Emily Dugan, The Guardian (UK)

Thai factory used by Tesco faces criminal charges over treatment of workers

Thai police have brought criminal charges against a clothing factory that was used by Tesco to make F&F clothes, over its treatment of workers.


The charges mark a major change in tack by Thai police after the Guardian reported that officials initially took one day to conclude no laws were broken in what was dubbed a “sham” investigation. Less than a month after that article was published, the police went back and interviewed 52 workers again and have now brought charges.


Police said the second interviews established that VKG “had committed offences,” and that criminal charges were filed at the end of January. They denied their initial investigation had found no laws were broken, contradicting a statement made at the time.


The superintendent [of Mae Sot police station] said workers had documentary evidence to support their statements and that the investigation was continuing. “Within the next week we plan to interview 52 Myanmar migrant workers.
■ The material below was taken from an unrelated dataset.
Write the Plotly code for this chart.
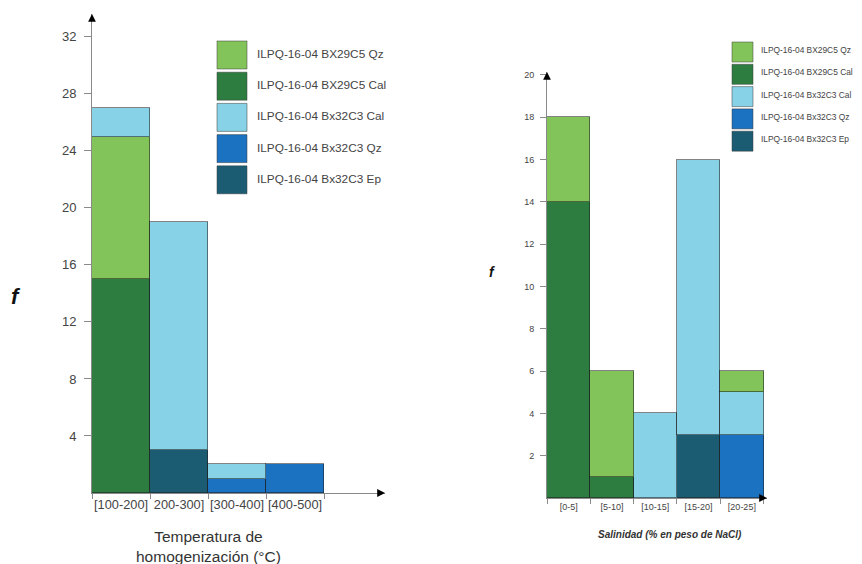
import plotly.graph_objects as go

# ---------------- data ----------------
series_names = ["ILPQ-16-04 BX29C5 Qz", "ILPQ-16-04 BX29C5 Cal", "ILPQ-16-04 Bx32C3 Cal",
                "ILPQ-16-04 Bx32C3 Qz", "ILPQ-16-04 Bx32C3 Ep"]
series_colors = ["#82c45a", "#2e7d40", "#87d2e6", "#1a72c0", "#1b5c73"]

temp_cats = ["[100-200]", "200-300]", "[300-400]", "[400-500]"]
temp_bx29_qz = [10, 0, 0, 0]
temp_bx29_cal = [15, 0, 0, 0]
temp_bx32_cal = [2, 16, 1, 0]
temp_bx32_qz = [0, 0, 1, 2]
temp_bx32_ep = [0, 3, 0, 0]
temp_yticks = [4, 8, 12, 16, 20, 24, 28, 32]

sal_cats = ["[0-5]", "[5-10]", "[10-15]", "[15-20]", "[20-25]"]
sal_bx29_qz = [4, 5, 0, 0, 1]
sal_bx29_cal = [14, 1, 0, 0, 0]
sal_bx32_cal = [0, 0, 4, 13, 2]
sal_bx32_qz = [0, 0, 0, 0, 3]
sal_bx32_ep = [0, 0, 0, 3, 0]
sal_yticks = [2, 4, 6, 8, 10, 12, 14, 16, 18, 20]

# page body adds an 8px offset; figure sized to fit the window after it
OFF = 8
W, H = 862 - OFF, 564 - OFF
FONT = "Liberation Sans, Arial, sans-serif"


def px(x):
    return (x - OFF) / W


def py(y):
    return 1 - (y - OFF) / H


def nz(vals):
    return [v if v else None for v in vals]


fig = go.Figure()
OUT = "rgba(30,30,30,0.55)"

# Left chart, bottom -> top stacking order
left_stack = [(1, temp_bx29_cal), (4, temp_bx32_ep), (3, temp_bx32_qz), (0, temp_bx29_qz), (2, temp_bx32_cal)]
for idx, vals in left_stack:
    fig.add_trace(go.Bar(x=temp_cats, y=nz(vals), name=series_names[idx], marker_color=series_colors[idx],
                         marker_line=dict(color=OUT, width=1), xaxis="x", yaxis="y", showlegend=False))

# Right chart
right_stack = [(1, sal_bx29_cal), (4, sal_bx32_ep), (3, sal_bx32_qz), (2, sal_bx32_cal), (0, sal_bx29_qz)]
for idx, vals in right_stack:
    fig.add_trace(go.Bar(x=sal_cats, y=nz(vals), name=series_names[idx], marker_color=series_colors[idx],
                         marker_line=dict(color=OUT, width=1), xaxis="x2", yaxis="y2", showlegend=False))

AX = "#8a8a8a"
fig.update_layout(
    width=W, height=H, margin=dict(l=0, r=0, t=0, b=0, autoexpand=False),
    paper_bgcolor="white", plot_bgcolor="white",
    barmode="stack", bargap=0,
    font=dict(family=FONT, color="#444"),
    xaxis=dict(domain=[px(92), px(385)], range=[-0.5, 4.55], type="category", anchor="y", automargin=False,
               showline=True, linecolor=AX, linewidth=1, ticks="outside", ticklen=5, tickcolor=AX,
               tickson="boundaries", tickangle=0, tickfont=dict(size=12.8, color="#444"),
               showgrid=False, zeroline=False),
    yaxis=dict(domain=[py(493), py(14)], range=[0, 33.6], anchor="x", automargin=False,
               showline=True, linecolor=AX, linewidth=1, ticks="outside", ticklen=7, tickcolor=AX,
               ticklabelstandoff=5,
               tickvals=temp_yticks, tickfont=dict(size=13, color="#444"), showgrid=False, zeroline=False),
    xaxis2=dict(domain=[px(547), px(767)], range=[-0.5, 4.58], type="category", anchor="y2", automargin=False,
                showline=True, linecolor=AX, linewidth=1, ticks="outside", ticklen=5, tickcolor=AX,
                tickson="boundaries", tickangle=0, tickfont=dict(size=9, color="#444"),
                showgrid=False, zeroline=False),
    yaxis2=dict(domain=[py(498), py(72)], range=[0, 20.14], anchor="x2", automargin=False,
                showline=True, linecolor=AX, linewidth=1, ticks="outside", ticklen=6, tickcolor=AX,
                ticklabelstandoff=4,
                tickvals=sal_yticks, tickfont=dict(size=9, color="#444"), showgrid=False, zeroline=False),
)

# axis arrowheads
for xr, yr in [("x", "y"), ("x2", "y2")]:
    fig.add_annotation(x=1, y=0, xref=f"{xr} domain", yref=f"{yr} domain", ax=-6, ay=0,
                       showarrow=True, arrowhead=2, arrowsize=1.3, arrowwidth=1.2, arrowcolor="black", text="")
    fig.add_annotation(x=0, y=1, xref=f"{xr} domain", yref=f"{yr} domain", ax=0, ay=6,
                       showarrow=True, arrowhead=2, arrowsize=1.3, arrowwidth=1.2, arrowcolor="black", text="")

# axis titles
fig.add_annotation(x=px(16), y=py(296), xref="paper", yref="paper", text="<b><i>f</i></b>",
                   xanchor="center", yanchor="middle",
                   showarrow=False, font=dict(size=22, color="#111", family=FONT))
fig.add_annotation(x=px(492), y=py(272), xref="paper", yref="paper", text="<b><i>f</i></b>",
                   xanchor="center", yanchor="middle",
                   showarrow=False, font=dict(size=14, color="#111", family=FONT))
fig.add_annotation(x=px(208), y=py(546), xref="paper", yref="paper",
                   text="Temperatura de<br>homogenización (°C)", showarrow=False,
                   xanchor="center", yanchor="middle",
                   font=dict(size=15.5, color="#333", family=FONT))
fig.add_annotation(x=px(670), y=py(534), xref="paper", yref="paper",
                   text="<b><i>Salinidad (% en peso de NaCl)</i></b>", showarrow=False,
                   xanchor="center", yanchor="middle",
                   font=dict(size=10, color="#333", family=FONT))

# manual legends
shapes = []
# left legend
for i, (name, col) in enumerate(zip(series_names, series_colors)):
    top = 41 + i * 31.2
    shapes.append(dict(type="rect", xref="paper", yref="paper", x0=px(217), x1=px(247),
                       y0=py(top + 28), y1=py(top), fillcolor=col, line=dict(color="rgba(60,60,60,0.5)", width=1)))
    fig.add_annotation(x=px(255), y=py(top + 13), xref="paper", yref="paper", text=name, showarrow=False,
                       xanchor="left", yanchor="middle", font=dict(size=11.8, color="#444", family=FONT))
# right legend
for i, (name, col) in enumerate(zip(series_names, series_colors)):
    top = 42 + i * 22.3
    shapes.append(dict(type="rect", xref="paper", yref="paper", x0=px(732), x1=px(753),
                       y0=py(top + 20), y1=py(top), fillcolor=col, line=dict(color="rgba(60,60,60,0.5)", width=1)))
    fig.add_annotation(x=px(759), y=py(top + 8), xref="paper", yref="paper", text=name, showarrow=False,
                       xanchor="left", yanchor="middle", font=dict(size=8.4, color="#444", family=FONT))
fig.update_layout(shapes=shapes)

fig.write_html("out.html")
We have enough evidence to prosecute VK Garment and associates, both documents and witnesses.”

Oliver Holland, a partner at Leigh Day representing the workers in the UK lawsuit, welcomed the new Thai police investigation.


Roisai Wongsuban of Freedom Fund said there was frustration that charges had not been brought over allegations of illegally low pay and forced labour.


Tesco did not comment on the latest charges but in an earlier statement a spokesperson said: “Protecting the rights of everyone working in our supply chain is absolutely essential to how we do business. In order to uphold our stringent human rights standards, we have a robust auditing process in place across our supply chain and the communities where we operate.

“We understand the Thai labour court has awarded compensation to those involved, and we would continue to urge the supplier to reimburse employees for any wages they are owed.”

Sirikul Tatiyawongpaibul, the managing director of VKG, did not respond to requests for comment. She previously said the factory had not broken any laws. “We have provided safe working conditions to all employees,” she said. She added the claims should be presented in court and could not be commented on, given the pending appeal in Thailand.